In this context, for example, certain forms or special forms can be represented in a simplified way in the digital system. For example, a corner element can have the geometry data of a square in a simplified way. The connection surfaces are decisive for the simplified geometry since the connection surfaces should always be at the edges of the simplified geometry. After other formworks have been placed, the probability of the precise position and orientation of the formwork can be determined more precisely. For example, an arc element could be represented as a square. The position of this simplified square could now be determined. However, there would still be uncertainty as to whether the formwork element was erected correctly. It would be possible, for example, that the arc element was placed mirrored or twisted in the simplified geometry field (square). To prevent this uncertainty, the exact alignment could be displayed using a 3D magnetometer. Other shapes are also possible for such simplified geometries or connection geometries. Examples include rhomboids, parallelograms, deltoids, etc. In addition, a connection geometry can also be three-dimensional. Examples of this are cuboids, wherein the lateral surfaces of such a cuboid of a connection geometry can be congruent with the connection surfaces of a fitted (position-determining) formwork. Basically, a connection geometry is to be seen as a placeholder (block) for a not yet 100% defined position and orientation of a formwork. Furthermore, it would also be conceivable to create a tolerance field via a formwork geometry. This could be represented by a formwork geometry minimum, which has the minimum tolerance geometries, and a formwork geometry maximum, which has the maximum tolerance geometries. A tolerance field would thus form between these two tolerance geometries. The tolerance field represents an uncertainty of the exact position of the spatial boundary surfaces (and thus also of the connection surfaces) at each point of the formwork. Geometrically, the tolerance field corresponds to a shell with a defined thickness (distance between minimum tolerance geometry and maximum tolerance geometry; does not have to be the same everywhere) at which the actual boundary surface is expected. The thickness is inversely proportional to the accuracy with which the position and geometry of the boundary surface is known.

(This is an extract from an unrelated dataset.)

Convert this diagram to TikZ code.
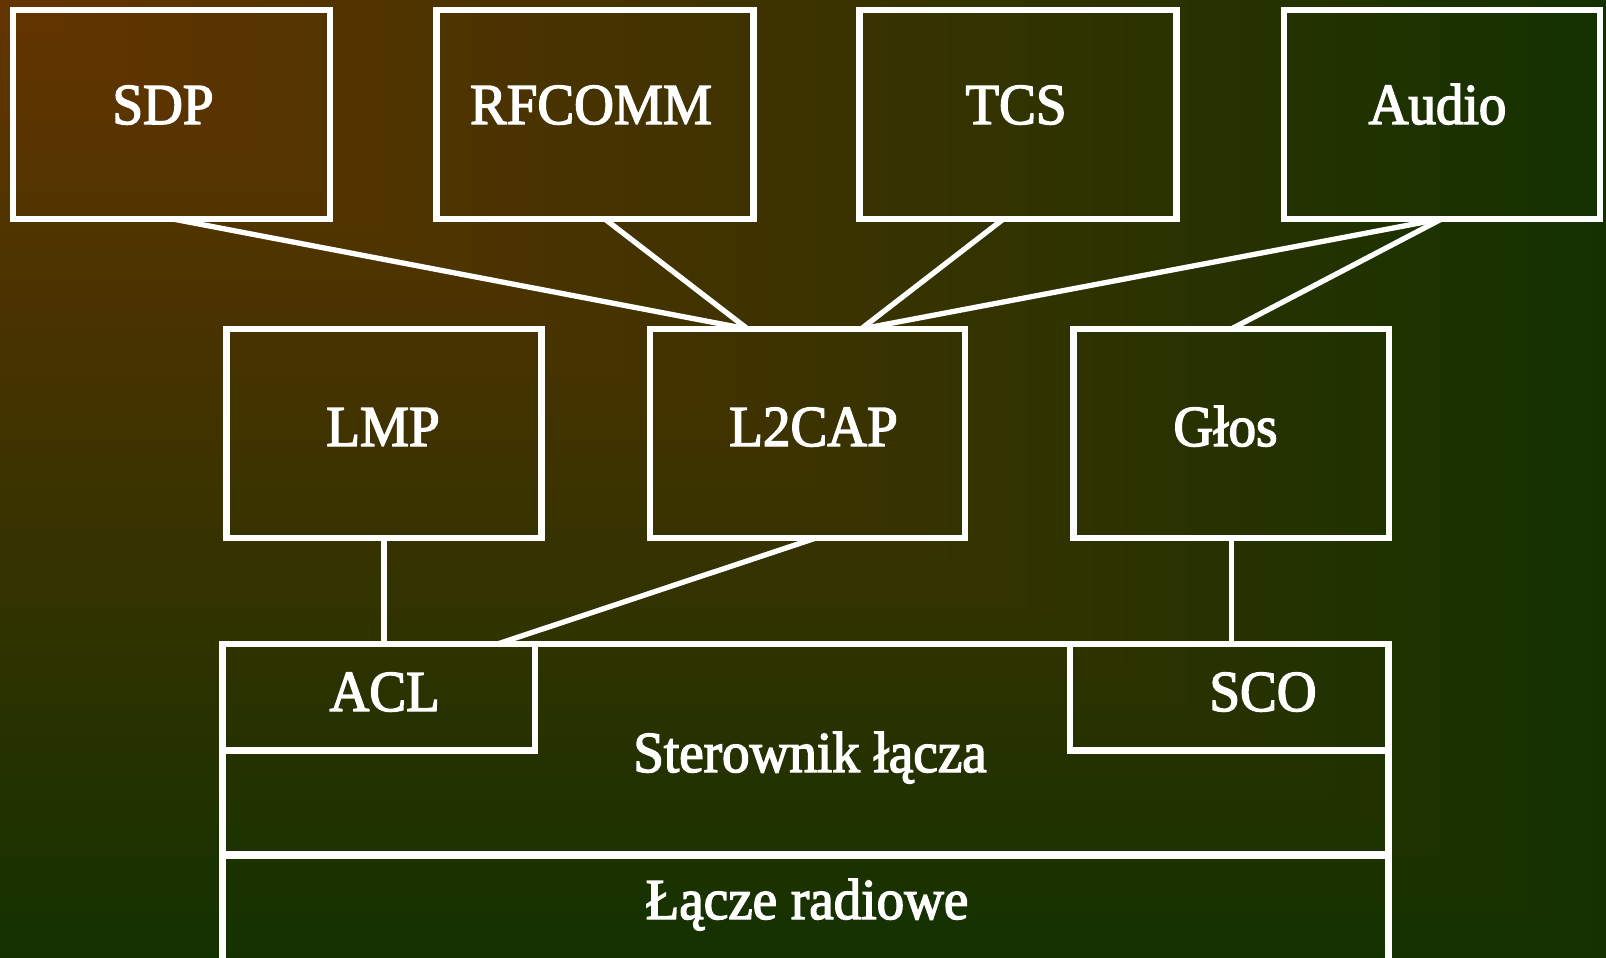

There may also be a plurality of transmitters, tags and/or sensors attached to a formwork. This can be particularly preferred to improve the locating accuracy, since at least two feedbacks can be detected per formwork to be located. Furthermore, the acquisition of at least two transmitters can also provide information about the position of the formwork and serve as a comparison for the recorded position information by the position sensors.

In the case of square formworks, the transmitters, tags and/or sensors are preferably mounted diagonally compared to the areas of the formwork near the corner. This has the advantage that regardless of the rotation of the formwork, a transmitter, tag and/or sensor is always located in an upper part of the formwork.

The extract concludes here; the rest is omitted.